院正压低声音,凑近他挑衅放话,余光却一直在观察着殿外。
王金清不知,这会正气头上,哪里能忍,看他突然凑近,心下厌恶至极,偏过身子只想离这人远些。
还没等他动作,只见院正一个踉跄后退,险些就要跌倒,他下意识伸手想去拉住院正,却被躲开。
只听见院正痛心疾首地大声指责道:“王太医,你有什么不满大可以直说,何苦糟蹋这些药材?老朽好心劝你,你怎得还动手呢?”
一番颠倒黑白,可以说是炉火纯青。
太医院众人听见动静都围了过来,看见眼前一幕,都当是王金清故意为之,不禁心生唾弃,目光谴责,小声嘀咕着。
“平日里看着这王太医也是循规蹈矩的,没承想竟做出这样的事来。”
“什么循规蹈矩,不过是会巴结主子,进宫不过数月就坐上了副院正的位置。”
王金清的晋升速度,到底是引来不少人眼红,这下逮着机会,岂能让他好过。
“院正真是让在下刮目相看,分明是你将我整理的药材尽数推倒,还使这般下作手段,污我清白!”
王金清气得直发抖,没料到这人竟然这般没脸没皮,凭空诬陷
。
可笑的是,这些平日与他表面交好的同僚,竟然无一人信他。
“咱们刚刚可都瞧见了,是你伸手推的院正!”
这宫里最不缺的就是见风使舵的狗腿子,院正如今风头正盛,自然有人巴望着讨好,附和他。
再不济,也犯不着为了王金清得罪他。
“我都说了,不是我推的!”
王金清不是什么能言善辩之人,面对着诸多的质疑也只会一遍遍强调自己清白,显然无法让人信服。
他平日里又不屑于同这些人委以虚蛇,更是没有什么人为他说话了。
正在众人吵嚷着讨伐王金清时,殿外传来骚动。
“都无事可做?聚在这吵吵什么!”
掌事姑姑板着脸走了进来,瞧见殿内一片狼藉,眉头紧蹙,很是不悦。
她扫视一圈,视线落在王金清身上。
“王大夫请随我来,皇后娘娘还等着您去诊脉呢。”
她方才也在殿外瞧了片刻,对于院正那些伎俩是心里门清,只是想看看这王金清会如何反应,没承想是个老实过了头的。
无奈,只好由她出面解困,毕竟这还是皇后看重之人。
离去前,掌事姑姑暗暗警告了一番,“不曾
亲眼瞧见的事,就莫要瞎站队,整日里不干点正事,净会乱嚼舌根。人在做,天在看。”
最后一句似是意有所指,掌事姑姑意味深长地看了院正一眼。
出了太医院,王金清这才松了口气,刚刚若是没有掌事姑姑出面,他可真是要被那些人好一番。

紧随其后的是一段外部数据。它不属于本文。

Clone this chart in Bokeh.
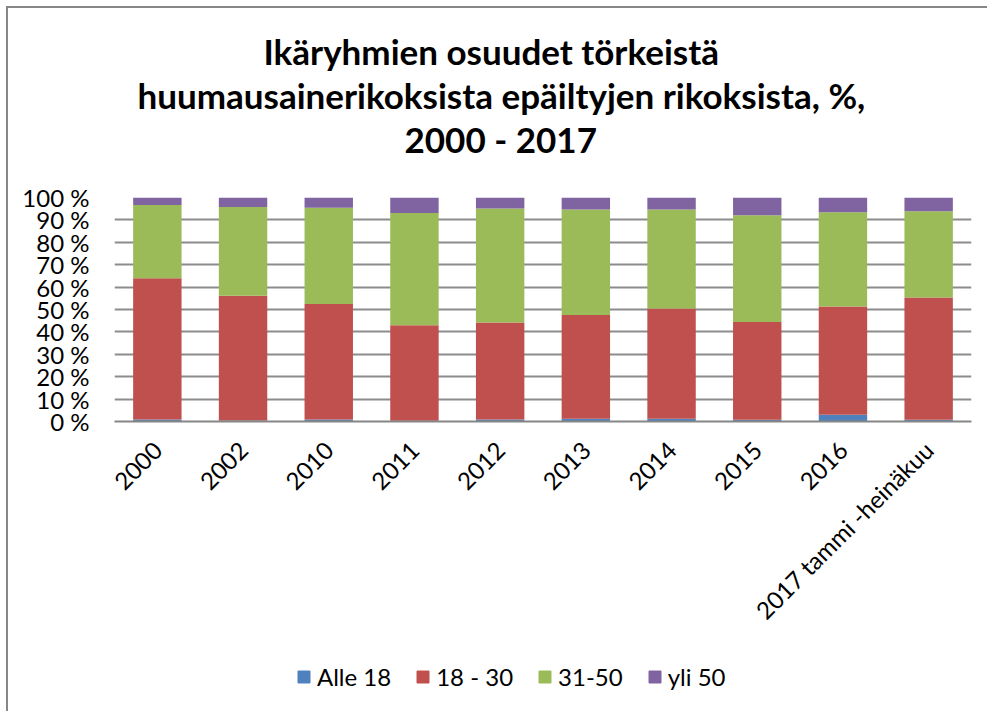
import math
from bokeh.plotting import figure
from bokeh.layouts import column
from bokeh.models import FixedTicker, Title, Legend, LegendItem, ColumnDataSource
from bokeh.embed import file_html
from bokeh.resources import INLINE

categories = ["2000", "2002", "2010", "2011", "2012", "2013", "2014", "2015", "2016",
              "2017 tammi -heinäkuu"]
series_names = ["Alle 18", "18 - 30", "31-50", "yli 50"]
alle_18 = [0.9, 0.45, 0.9, 0.3, 0.9, 1.2, 1.2, 0.75, 3.0, 0.75]
v18_30 = [63.0, 55.7, 51.5, 42.7, 43.3, 46.4, 49.2, 43.7, 48.3, 54.6]
v31_50 = [32.7, 39.6, 43.0, 50.1, 50.9, 47.0, 44.2, 47.6, 42.1, 38.5]
yli_50 = [3.4, 4.25, 4.6, 6.9, 4.9, 5.4, 5.4, 7.95, 6.6, 6.15]
y_ticks = [0, 10, 20, 30, 40, 50, 60, 70, 80, 90, 100]
title_lines = ["Ikäryhmien osuudet törkeistä",
               "huumausainerikoksista epäiltyjen rikoksista, %,",
               "2000 - 2017"]

colors = ["#4F81BD", "#C0504D", "#9BBB59", "#8064A2"]
FONT = "Lato"

src = ColumnDataSource(dict(cat=categories, a=alle_18, b=v18_30, c=v31_50, d=yli_50))

p = figure(x_range=categories, y_range=(0, 100), width=979, height=642,
           output_backend="svg", toolbar_location=None,
           min_border_left=106, min_border_right=16, min_border_top=189,
           min_border_bottom=229)
p.outline_line_color = None
p.background_fill_color = "white"
p.border_fill_color = "white"

renderers = p.vbar_stack(["a", "b", "c", "d"], x="cat", width=0.565, color=colors,
                         line_color=None, source=src)

p.xgrid.grid_line_color = None
p.ygrid.grid_line_color = "#8c8c8c"
p.ygrid.grid_line_width = 2
p.yaxis.ticker = FixedTicker(ticks=y_ticks)
p.yaxis.major_label_overrides = {t: f"{t} %" for t in y_ticks}
p.yaxis.axis_line_color = None
p.yaxis.major_tick_line_color = None
p.yaxis.minor_tick_line_color = None
p.yaxis.major_tick_out = 0
p.yaxis.major_label_standoff = 25
p.yaxis.major_label_text_font = FONT
p.yaxis.major_label_text_font_size = "24px"
p.yaxis.major_label_text_color = "black"

p.xaxis.axis_line_color = "#868686"
p.xaxis.axis_line_width = 2
p.xaxis.major_tick_line_color = None
p.xaxis.major_tick_out = 0
p.xaxis.major_label_standoff = 24
p.xaxis.major_label_orientation = math.pi / 4
p.xaxis.major_label_text_font = FONT
p.xaxis.major_label_text_font_size = "24px"
p.xaxis.major_label_text_color = "black"

# titles: first added sits closest to the plot frame
p.add_layout(Title(text=" ", text_font_size="20px", standoff=14), "above")
offsets = [149, 23, 290]
for line, off in reversed(list(zip(title_lines, offsets))):
    p.add_layout(Title(text=line, align="left", offset=off, text_font=FONT,
                       text_font_style="bold", text_font_size="35px",
                       text_color="black", standoff=0), "above")

# legend strip below the chart
q = figure(width=979, height=61, output_backend="svg", toolbar_location=None,
           x_axis_location=None, y_axis_location=None,
           min_border_left=0, min_border_right=0, min_border_top=0,
           min_border_bottom=0)
q.outline_line_color = None
q.xgrid.grid_line_color = None
q.ygrid.grid_line_color = None
q.border_fill_color = "white"
legend_src = ColumnDataSource(dict(x=[float("nan")], top=[float("nan")]))
dummies = [q.vbar(x="x", top="top", width=1, color=c, source=legend_src) for c in colors]
items = [LegendItem(label=n, renderers=[r]) for n, r in zip(series_names, dummies)]
legend = Legend(items=items, orientation="horizontal", location=(182, 20),
                label_text_font=FONT, label_text_font_size="24px",
                label_text_color="black",
                glyph_width=15, glyph_height=15, label_standoff=6, spacing=24,
                padding=0, margin=0, border_line_color=None,
                background_fill_alpha=0)
q.add_layout(legend)

layout = column(p, q, spacing=0)
layout.styles = {"border-top": "2px solid #878787", "border-left": "2px solid #878787",
                 "margin-top": "6px", "margin-left": "6px"}

open("out.html", "w").write(file_html(layout, INLINE))
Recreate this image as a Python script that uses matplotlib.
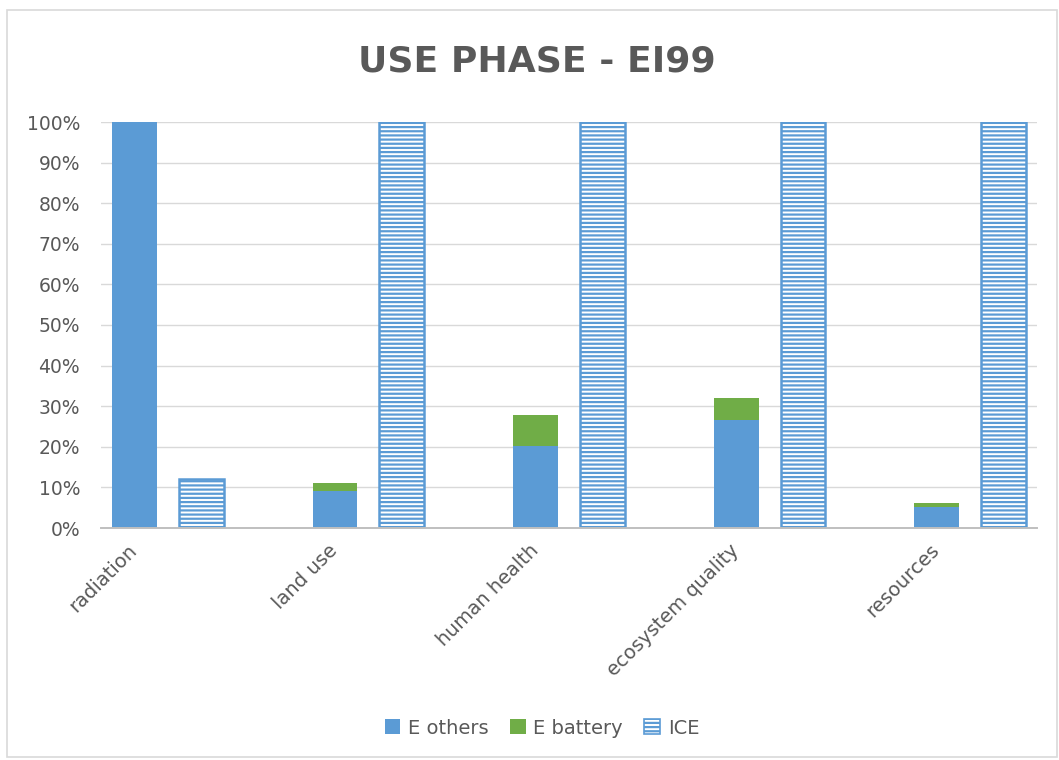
import matplotlib
matplotlib.use("Agg")
import matplotlib.pyplot as plt
from matplotlib.patches import Rectangle, Patch
import numpy as np

# Impact categories (EI99) and shares of the use phase
categories = ["radiation", "land use", "human health", "ecosystem quality", "resources"]
e_others = [100.0, 9.0, 20.3, 26.7, 5.2]
e_battery = [0.0, 2.0, 7.5, 5.3, 0.9]
ice = [12.0, 100.0, 100.0, 100.0, 100.0]
y_ticks = [0, 10, 20, 30, 40, 50, 60, 70, 80, 90, 100]

BLUE = "#5B9BD5"
GREEN = "#70AD47"
TEXT = "#595959"
GRID = "#D9D9D9"

plt.rcParams["font.family"] = ["DejaVu Sans"]
plt.rcParams["hatch.linewidth"] = 1.6
plt.rcParams["hatch.color"] = BLUE

fig = plt.figure(figsize=(10.59, 7.60), dpi=100)
ax = fig.add_axes([101 / 1059, 1 - 528 / 760, (1037 - 101) / 1059, (528 - 122) / 760])

# Each category gets three slots: electric (stacked), ICE, spacer
n = len(categories)
x_e = np.arange(n) * 3
x_ice = x_e + 1
width = 0.67

ax.bar(x_e, e_others, width, color=BLUE, edgecolor="none", zorder=3, label="E others")
ax.bar(x_e, e_battery, width, bottom=e_others, color=GREEN, edgecolor="none",
       zorder=3, label="E battery")
ax.bar(x_ice, ice, width, color="white", edgecolor=BLUE, hatch="----",
       linewidth=1.8, zorder=3, label="ICE")

ax.set_xlim(-0.5, 3 * n - 1.5)
ax.set_ylim(0, 100)
ax.set_yticks(y_ticks)
ax.set_yticklabels([f"{v}%" for v in y_ticks])
ax.yaxis.grid(True, color=GRID, linewidth=1.0, zorder=0)
ax.set_axisbelow(True)

ax.set_xticks(x_e)
ax.set_xticklabels(categories, rotation=45, ha="right", va="center",
                   rotation_mode="anchor")

for s in ["top", "right", "left"]:
    ax.spines[s].set_visible(False)
ax.spines["bottom"].set_color("#BFBFBF")
ax.spines["bottom"].set_linewidth(1.4)
ax.spines["bottom"].set_zorder(4)

ax.tick_params(axis="y", length=0, pad=15, labelsize=13.5, labelcolor=TEXT)
ax.tick_params(axis="x", length=0, pad=14, labelsize=14, labelcolor=TEXT)

fig.text(537 / 1059, 1 - 62 / 760, "USE PHASE - EI99", ha="center", va="center",
         fontsize=26, fontweight="bold", color=TEXT)

handles = [
    Patch(facecolor=BLUE, edgecolor="none", label="E others"),
    Patch(facecolor=GREEN, edgecolor="none", label="E battery"),
    Patch(facecolor="white", edgecolor=BLUE, hatch="----", linewidth=1.2, label="ICE"),
]
fig.legend(handles=handles, loc="center", bbox_to_anchor=(542 / 1059, 1 - 728 / 760),
           ncol=3, frameon=False, fontsize=14, labelcolor=TEXT, handlelength=0.8,
           handleheight=0.8, handletextpad=0.4, columnspacing=1.1)

# Chart-area border
fig.add_artist(Rectangle((7 / 1059, 3 / 760), (1057 - 7) / 1059, (750 - 3) / 760,
                         transform=fig.transFigure, fill=False, edgecolor=GRID,
                         linewidth=1.2))

fig.savefig("out.png", dpi=100)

不胜感激地冲掌事姑姑道谢:“多谢姑姑方才为我解围,他日姑姑有用得着我的地方,只管开口。”
掌事姑姑摆了摆手,不甚在意。
“王大夫不必如此,我也只是顺手而为。”
想起方才王金清的处事方式,掌事姑姑不禁正色几分,提醒道:“有些话,我还是要提醒下王大夫。并非每次你遇难,都有人相助,在这深宫大院,唯一能依靠的只有自己。”
“若是今日我没有出现,王大夫打算如何脱困?你身为皇后御用太医,且眼下这般形势,少不得会经受许多刁难。若像今日这般行事,焉能在这吃人不吐骨头的皇宫存活?”
掌事姑姑话语中带了几分恨铁不成钢,王金清此人医术确实高明,但为人处世,却不够圆滑,少不得要吃大亏。
王金清沉默了片刻,他也知晓自己的问题所在,从前全然不
在意,到底是想法天真了。
“多谢姑姑提点,金清一定谨记于心。”
王金清似是下定了某种决心,目光坚定了不少,若是不能成长起来,又如何保护自己,保护家人?
这之后,院正也并没有放过王金清的意思,寻着机会就对他百般挑刺。
经过上次的事,王金清也意识到,必要的人际关系还是不可少的,至少不会在危难时,孤立无援。
太医院里,被院正打压的可不止他一人,特别是一些新进的年轻太医。
只是那些个年轻太医不似他这般好运气,多的是籍籍无名就此埋没了。
王金清这些时日,面对院正的刁难已经越来越习以为常,再不像之前那般,一激就怒。
连院正都纳闷,这人难道就这样被磨平了性子?他几番刁难羞辱,王金清都笑脸相迎,不卑不亢的。
让他想借题发挥都不能够,像是一拳打在了棉花上。
而王金清明面上逆来顺受,处处避让。